When I was in college black American kids said sak pase, bredren, mida cono, and other cultural shyt all the time and no one was bothered with all this ridiculous "tHiS bElOnzgs 2 Us" politics. And American, Caribbean, and African brehs got together and said niccuh all day. What Brooklyn did you live in?
Some of yall live in a sad lonely world where this is the shyt you wanna worry about just to feel important, significant, and political. Black people aren't as needlessly tribal as you so badly wanna believe, and we shouldn't be. We exchange words, terms, phrases, and culture all the time. Grow up.
And ask yourself what's the difference between words like sak pase and bredren on the one hand and the N word on the other. The answer should suggest why that's a bad comparison.
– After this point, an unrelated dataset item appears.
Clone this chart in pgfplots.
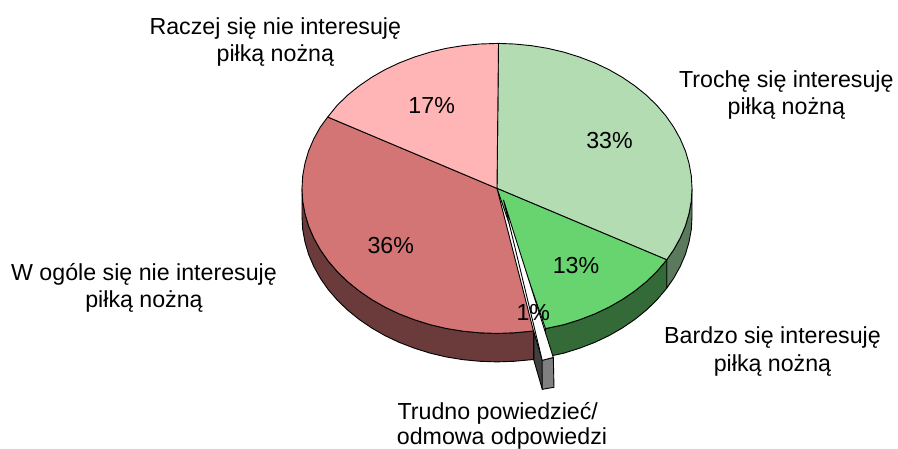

As for people from different regions in NYC getting together and using the N word, *some* New York ADOS people are notorious for letting all types of people use the N word. People have long criticized alot of New Yorkers for letting Latinos use it. When I first got here I would hear Russian teenagers use it amongst themselves and I would pass by them on the street in Brooklyn. I think because NYC is a melting pot or salad bowl or whatever alot of people here have always felt entitled to unapologetically appropriate ADOS culture. And the ADOS people here sometimes let them because we're kind of outnumbered, at least among other African-descended people.
Bottom line, like I said before, I can't stop none of y'all from being corny and doing stuff like this, but that doesn't make it any less corny.